**GIVEN TASK:**
Give again, verbatim, the lines between the line that contains "Generate a LaTeX" and the line that contains "(8,10) -- (1050,10);", counting both ends. Pictures are excluded from the copy.

**GIVEN DATA:**

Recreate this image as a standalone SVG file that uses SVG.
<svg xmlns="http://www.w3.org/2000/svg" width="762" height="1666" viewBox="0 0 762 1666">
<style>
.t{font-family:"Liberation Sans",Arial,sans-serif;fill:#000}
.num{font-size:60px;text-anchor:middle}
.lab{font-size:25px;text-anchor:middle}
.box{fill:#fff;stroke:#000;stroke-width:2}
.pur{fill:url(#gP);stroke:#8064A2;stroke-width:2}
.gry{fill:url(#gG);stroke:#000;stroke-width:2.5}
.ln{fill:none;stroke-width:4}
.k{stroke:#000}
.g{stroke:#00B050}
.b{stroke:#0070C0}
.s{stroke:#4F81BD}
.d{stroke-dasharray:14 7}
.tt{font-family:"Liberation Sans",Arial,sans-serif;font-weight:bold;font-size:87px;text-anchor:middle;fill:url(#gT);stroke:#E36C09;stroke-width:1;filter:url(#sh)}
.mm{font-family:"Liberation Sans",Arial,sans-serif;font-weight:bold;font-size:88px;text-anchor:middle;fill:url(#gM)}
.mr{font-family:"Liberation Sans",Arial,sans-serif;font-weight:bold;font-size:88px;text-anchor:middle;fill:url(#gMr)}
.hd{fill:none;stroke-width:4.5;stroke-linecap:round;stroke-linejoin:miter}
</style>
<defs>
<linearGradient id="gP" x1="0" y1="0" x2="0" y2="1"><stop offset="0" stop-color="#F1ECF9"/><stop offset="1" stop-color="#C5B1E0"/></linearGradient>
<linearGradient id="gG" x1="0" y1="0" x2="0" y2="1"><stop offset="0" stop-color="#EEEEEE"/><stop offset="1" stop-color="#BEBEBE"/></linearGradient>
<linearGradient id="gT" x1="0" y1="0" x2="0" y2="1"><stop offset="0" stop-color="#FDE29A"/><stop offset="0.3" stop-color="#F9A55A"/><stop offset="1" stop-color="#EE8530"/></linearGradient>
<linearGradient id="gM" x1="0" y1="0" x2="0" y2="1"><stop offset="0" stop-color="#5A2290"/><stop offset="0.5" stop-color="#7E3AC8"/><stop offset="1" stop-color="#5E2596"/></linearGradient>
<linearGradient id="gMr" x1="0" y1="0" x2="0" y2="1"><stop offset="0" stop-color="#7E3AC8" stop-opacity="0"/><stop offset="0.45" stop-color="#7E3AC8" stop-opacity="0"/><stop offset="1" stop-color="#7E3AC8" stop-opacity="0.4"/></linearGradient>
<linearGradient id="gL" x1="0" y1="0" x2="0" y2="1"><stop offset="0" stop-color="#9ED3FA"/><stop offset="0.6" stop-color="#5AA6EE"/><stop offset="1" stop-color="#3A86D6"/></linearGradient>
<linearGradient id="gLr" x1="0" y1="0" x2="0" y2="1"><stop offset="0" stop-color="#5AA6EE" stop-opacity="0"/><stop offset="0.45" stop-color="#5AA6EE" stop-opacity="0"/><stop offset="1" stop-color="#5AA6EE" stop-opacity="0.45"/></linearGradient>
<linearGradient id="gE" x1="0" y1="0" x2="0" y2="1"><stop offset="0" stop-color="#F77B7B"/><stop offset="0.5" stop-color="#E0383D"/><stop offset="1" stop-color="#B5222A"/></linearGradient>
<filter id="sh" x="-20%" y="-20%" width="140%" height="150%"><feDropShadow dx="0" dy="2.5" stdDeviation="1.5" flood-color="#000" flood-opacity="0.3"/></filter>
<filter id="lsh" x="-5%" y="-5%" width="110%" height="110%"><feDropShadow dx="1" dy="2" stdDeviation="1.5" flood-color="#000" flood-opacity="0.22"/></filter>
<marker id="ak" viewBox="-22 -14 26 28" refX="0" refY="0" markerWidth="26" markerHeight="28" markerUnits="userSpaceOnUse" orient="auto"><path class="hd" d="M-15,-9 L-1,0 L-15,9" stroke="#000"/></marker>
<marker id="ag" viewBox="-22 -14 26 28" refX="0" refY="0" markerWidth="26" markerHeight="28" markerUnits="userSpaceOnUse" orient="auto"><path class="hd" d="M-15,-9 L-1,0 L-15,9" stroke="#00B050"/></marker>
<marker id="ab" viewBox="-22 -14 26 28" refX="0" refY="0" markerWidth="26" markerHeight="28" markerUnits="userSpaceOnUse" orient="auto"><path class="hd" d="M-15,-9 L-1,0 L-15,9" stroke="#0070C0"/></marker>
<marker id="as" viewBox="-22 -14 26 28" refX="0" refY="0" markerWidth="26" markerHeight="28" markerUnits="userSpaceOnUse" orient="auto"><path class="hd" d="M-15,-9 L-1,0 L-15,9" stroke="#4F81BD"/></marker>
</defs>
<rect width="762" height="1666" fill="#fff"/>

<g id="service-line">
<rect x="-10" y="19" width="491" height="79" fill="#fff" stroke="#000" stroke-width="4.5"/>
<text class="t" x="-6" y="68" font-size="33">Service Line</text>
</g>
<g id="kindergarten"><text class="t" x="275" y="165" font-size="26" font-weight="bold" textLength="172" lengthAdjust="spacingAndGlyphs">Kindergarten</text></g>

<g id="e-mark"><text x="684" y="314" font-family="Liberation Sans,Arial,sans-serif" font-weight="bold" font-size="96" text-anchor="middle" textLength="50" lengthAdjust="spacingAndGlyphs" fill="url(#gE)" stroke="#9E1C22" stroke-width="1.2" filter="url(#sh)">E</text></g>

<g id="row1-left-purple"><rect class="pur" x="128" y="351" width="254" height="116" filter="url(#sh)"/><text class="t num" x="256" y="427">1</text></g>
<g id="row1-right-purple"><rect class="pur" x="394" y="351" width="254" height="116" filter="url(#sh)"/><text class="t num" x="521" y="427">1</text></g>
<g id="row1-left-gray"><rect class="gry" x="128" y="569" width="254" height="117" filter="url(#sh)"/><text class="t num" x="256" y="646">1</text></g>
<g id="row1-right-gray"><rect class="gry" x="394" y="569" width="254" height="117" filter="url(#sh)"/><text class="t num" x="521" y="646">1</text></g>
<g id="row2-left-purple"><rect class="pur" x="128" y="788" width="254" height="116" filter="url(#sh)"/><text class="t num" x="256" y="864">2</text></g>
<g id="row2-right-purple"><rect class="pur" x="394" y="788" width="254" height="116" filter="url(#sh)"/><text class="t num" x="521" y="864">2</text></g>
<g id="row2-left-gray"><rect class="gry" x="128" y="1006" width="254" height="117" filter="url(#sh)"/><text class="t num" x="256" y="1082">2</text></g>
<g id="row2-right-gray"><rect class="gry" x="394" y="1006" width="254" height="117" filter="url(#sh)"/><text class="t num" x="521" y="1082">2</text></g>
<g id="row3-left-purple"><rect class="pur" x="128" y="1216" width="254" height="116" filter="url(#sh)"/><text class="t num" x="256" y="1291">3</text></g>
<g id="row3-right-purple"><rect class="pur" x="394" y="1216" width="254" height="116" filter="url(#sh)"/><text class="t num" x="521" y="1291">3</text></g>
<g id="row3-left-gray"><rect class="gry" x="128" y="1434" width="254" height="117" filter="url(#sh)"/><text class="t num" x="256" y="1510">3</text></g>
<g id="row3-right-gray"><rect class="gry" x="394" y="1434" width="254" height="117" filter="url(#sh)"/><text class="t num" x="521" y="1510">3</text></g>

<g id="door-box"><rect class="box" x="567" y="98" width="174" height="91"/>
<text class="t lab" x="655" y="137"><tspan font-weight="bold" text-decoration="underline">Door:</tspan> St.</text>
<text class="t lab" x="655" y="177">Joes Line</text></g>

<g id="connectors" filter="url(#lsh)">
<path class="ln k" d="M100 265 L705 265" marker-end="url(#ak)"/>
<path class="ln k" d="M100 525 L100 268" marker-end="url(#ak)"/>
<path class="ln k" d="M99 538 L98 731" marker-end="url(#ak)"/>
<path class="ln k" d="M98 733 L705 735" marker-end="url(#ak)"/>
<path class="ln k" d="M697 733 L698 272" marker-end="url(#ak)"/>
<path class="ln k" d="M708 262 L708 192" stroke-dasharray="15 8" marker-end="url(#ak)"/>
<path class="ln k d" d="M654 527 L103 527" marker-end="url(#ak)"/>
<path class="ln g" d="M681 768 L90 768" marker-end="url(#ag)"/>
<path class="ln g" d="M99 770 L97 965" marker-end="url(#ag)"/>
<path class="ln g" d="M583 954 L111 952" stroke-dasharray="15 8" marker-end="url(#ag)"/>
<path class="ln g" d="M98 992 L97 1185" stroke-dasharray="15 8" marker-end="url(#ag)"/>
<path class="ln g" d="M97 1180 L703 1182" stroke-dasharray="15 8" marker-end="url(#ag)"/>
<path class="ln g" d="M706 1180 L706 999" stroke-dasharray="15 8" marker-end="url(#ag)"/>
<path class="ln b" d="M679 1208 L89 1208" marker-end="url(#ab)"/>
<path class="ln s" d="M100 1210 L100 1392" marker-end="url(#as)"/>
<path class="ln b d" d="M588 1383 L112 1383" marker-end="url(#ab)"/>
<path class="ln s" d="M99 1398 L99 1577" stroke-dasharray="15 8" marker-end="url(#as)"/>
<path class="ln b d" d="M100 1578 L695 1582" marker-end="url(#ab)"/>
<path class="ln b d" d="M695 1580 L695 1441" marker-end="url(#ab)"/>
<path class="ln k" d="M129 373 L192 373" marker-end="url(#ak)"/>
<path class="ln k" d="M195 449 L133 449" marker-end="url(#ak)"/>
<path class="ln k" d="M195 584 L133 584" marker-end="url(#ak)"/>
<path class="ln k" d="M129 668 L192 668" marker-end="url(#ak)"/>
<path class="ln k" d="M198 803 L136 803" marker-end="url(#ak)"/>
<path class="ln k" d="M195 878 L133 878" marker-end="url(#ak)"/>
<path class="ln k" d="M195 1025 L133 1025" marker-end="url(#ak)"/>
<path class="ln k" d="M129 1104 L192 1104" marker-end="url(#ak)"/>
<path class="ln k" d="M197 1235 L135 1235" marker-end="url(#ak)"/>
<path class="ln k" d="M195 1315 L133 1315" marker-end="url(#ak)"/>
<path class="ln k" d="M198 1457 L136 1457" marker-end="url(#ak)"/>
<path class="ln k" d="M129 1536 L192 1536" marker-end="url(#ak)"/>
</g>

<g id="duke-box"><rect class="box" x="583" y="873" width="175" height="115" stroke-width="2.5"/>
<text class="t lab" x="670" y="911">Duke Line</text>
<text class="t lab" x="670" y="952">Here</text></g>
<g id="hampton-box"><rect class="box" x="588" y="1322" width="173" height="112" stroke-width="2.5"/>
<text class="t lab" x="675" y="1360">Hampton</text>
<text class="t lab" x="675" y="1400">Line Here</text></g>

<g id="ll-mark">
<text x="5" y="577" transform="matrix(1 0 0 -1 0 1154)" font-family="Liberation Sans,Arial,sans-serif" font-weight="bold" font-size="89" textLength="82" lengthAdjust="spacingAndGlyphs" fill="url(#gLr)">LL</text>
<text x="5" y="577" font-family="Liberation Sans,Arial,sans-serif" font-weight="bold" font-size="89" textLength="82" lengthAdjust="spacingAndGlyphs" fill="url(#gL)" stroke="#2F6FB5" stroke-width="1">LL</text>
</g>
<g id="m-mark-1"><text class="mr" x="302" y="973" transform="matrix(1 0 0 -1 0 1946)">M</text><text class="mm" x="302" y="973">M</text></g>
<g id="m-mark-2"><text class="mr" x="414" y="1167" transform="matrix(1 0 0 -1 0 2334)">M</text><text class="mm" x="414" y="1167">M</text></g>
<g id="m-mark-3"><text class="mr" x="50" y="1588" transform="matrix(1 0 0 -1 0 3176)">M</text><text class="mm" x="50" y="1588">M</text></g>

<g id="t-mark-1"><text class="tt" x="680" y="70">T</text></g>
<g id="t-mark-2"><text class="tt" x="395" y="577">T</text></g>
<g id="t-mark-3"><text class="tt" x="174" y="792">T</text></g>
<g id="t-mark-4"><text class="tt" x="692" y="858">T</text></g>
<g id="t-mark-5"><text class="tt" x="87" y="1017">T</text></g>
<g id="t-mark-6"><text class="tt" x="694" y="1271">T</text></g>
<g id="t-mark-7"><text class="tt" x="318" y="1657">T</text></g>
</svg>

* * *

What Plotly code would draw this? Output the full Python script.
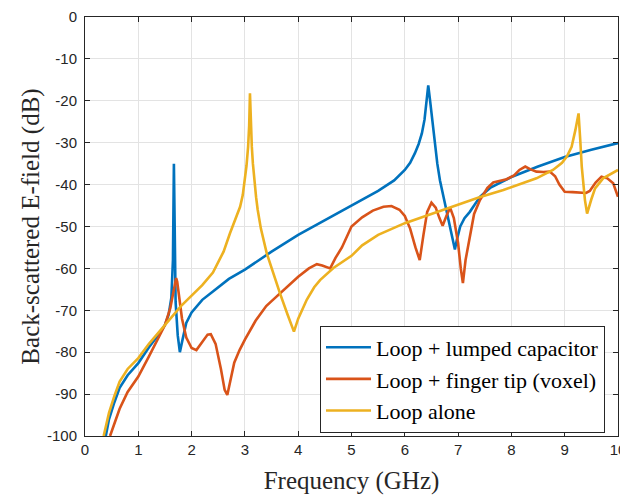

* * *

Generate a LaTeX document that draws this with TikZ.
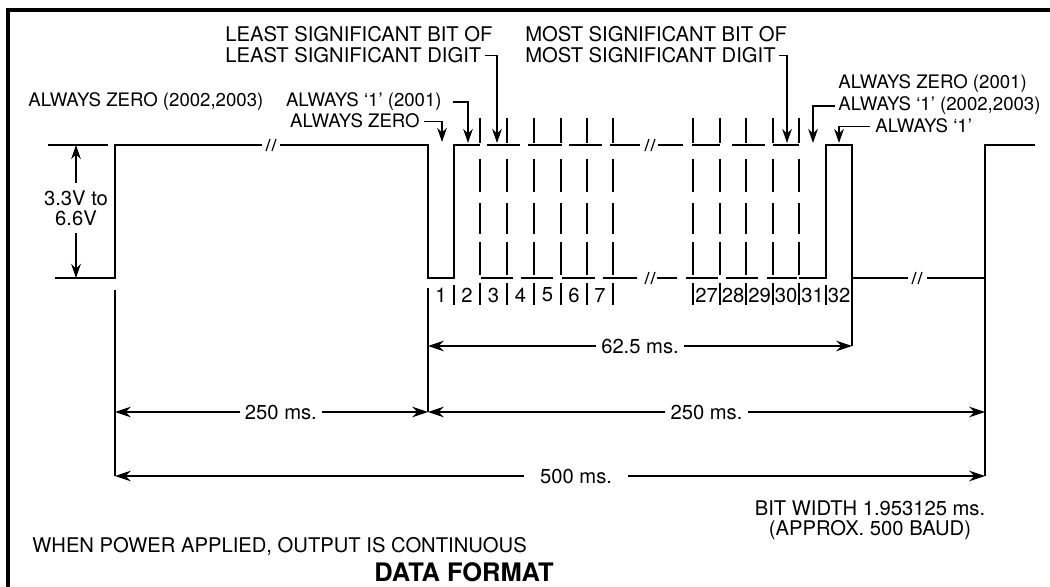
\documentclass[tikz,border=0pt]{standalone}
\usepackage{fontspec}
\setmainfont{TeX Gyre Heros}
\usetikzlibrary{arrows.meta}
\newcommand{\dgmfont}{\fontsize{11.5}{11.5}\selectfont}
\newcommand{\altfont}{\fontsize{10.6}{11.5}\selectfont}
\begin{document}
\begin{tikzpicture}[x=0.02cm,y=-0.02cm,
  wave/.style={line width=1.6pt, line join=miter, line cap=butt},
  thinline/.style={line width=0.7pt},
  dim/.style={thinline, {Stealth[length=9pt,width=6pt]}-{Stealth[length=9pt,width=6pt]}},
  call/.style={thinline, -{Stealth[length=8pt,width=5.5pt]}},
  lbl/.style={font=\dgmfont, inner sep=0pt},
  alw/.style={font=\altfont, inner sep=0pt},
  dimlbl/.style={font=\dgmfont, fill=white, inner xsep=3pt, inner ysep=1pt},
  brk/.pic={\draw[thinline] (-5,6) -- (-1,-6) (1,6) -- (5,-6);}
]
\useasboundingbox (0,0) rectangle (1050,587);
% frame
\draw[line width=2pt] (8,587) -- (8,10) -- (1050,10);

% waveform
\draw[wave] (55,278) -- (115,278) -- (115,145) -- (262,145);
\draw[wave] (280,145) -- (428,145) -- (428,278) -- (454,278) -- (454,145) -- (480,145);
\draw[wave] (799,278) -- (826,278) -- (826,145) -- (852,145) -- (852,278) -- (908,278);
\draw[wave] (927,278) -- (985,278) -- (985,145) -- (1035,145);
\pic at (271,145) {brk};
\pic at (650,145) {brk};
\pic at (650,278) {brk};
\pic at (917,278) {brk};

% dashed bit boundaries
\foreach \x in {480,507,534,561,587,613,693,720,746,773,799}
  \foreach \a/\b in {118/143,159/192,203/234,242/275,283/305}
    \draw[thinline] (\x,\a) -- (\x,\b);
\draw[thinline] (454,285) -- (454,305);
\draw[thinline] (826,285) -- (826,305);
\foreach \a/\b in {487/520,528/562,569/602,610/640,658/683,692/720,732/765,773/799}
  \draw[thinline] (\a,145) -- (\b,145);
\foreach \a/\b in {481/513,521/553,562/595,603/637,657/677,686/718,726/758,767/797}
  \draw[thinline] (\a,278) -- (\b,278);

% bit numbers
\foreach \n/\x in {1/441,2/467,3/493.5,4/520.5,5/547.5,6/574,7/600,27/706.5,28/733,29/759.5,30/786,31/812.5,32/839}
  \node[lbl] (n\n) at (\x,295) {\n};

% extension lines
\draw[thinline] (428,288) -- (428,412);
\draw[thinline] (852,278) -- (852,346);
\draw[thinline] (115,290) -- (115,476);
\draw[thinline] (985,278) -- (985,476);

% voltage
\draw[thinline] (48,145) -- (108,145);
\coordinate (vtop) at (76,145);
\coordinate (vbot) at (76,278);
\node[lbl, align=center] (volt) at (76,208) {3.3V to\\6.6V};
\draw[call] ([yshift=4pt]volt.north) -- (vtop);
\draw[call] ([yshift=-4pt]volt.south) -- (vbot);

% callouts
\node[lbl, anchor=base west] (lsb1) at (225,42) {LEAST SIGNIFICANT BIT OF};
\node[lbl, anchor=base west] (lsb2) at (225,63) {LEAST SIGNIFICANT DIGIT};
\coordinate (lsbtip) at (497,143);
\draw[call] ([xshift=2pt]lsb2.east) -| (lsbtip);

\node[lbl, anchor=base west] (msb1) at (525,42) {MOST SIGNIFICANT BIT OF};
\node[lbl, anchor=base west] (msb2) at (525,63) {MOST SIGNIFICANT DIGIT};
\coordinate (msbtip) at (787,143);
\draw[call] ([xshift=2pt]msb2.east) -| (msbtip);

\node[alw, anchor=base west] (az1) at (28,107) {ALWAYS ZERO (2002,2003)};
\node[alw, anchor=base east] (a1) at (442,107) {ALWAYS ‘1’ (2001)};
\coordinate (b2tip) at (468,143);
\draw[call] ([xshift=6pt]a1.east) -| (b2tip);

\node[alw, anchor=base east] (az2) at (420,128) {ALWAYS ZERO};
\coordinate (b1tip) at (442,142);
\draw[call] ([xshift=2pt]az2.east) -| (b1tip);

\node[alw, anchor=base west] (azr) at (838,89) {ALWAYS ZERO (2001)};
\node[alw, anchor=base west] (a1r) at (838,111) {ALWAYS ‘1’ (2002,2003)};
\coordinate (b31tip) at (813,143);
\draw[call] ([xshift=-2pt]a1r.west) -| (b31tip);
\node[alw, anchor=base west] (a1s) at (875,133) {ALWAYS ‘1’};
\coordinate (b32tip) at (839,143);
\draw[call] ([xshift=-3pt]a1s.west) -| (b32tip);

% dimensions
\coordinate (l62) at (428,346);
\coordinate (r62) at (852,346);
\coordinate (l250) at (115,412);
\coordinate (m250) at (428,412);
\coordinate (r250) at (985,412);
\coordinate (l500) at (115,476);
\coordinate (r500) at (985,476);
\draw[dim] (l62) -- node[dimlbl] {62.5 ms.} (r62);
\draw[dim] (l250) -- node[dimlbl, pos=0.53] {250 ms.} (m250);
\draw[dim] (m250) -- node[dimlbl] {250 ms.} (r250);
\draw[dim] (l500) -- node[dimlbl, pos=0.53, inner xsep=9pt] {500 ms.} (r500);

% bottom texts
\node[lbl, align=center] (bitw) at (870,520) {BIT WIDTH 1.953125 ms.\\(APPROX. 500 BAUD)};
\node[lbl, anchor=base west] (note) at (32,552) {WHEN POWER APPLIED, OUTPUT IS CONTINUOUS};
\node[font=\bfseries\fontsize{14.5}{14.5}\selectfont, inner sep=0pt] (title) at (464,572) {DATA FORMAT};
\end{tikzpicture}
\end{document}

**WRITTEN RESPONSE:**
Generate a LaTeX document that draws this with TikZ.
\documentclass[tikz,border=0pt]{standalone}
\usepackage{fontspec}
\setmainfont{TeX Gyre Heros}
\usetikzlibrary{arrows.meta}
\newcommand{\dgmfont}{\fontsize{11.5}{11.5}\selectfont}
\newcommand{\altfont}{\fontsize{10.6}{11.5}\selectfont}
\begin{document}
\begin{tikzpicture}[x=0.02cm,y=-0.02cm,
  wave/.style={line width=1.6pt, line join=miter, line cap=butt},
  thinline/.style={line width=0.7pt},
  dim/.style={thinline, {Stealth[length=9pt,width=6pt]}-{Stealth[length=9pt,width=6pt]}},
  call/.style={thinline, -{Stealth[length=8pt,width=5.5pt]}},
  lbl/.style={font=\dgmfont, inner sep=0pt},
  alw/.style={font=\altfont, inner sep=0pt},
  dimlbl/.style={font=\dgmfont, fill=white, inner xsep=3pt, inner ysep=1pt},
  brk/.pic={\draw[thinline] (-5,6) -- (-1,-6) (1,6) -- (5,-6);}
]
\useasboundingbox (0,0) rectangle (1050,587);
% frame
\draw[line width=2pt] (8,587) -- (8,10) -- (1050,10);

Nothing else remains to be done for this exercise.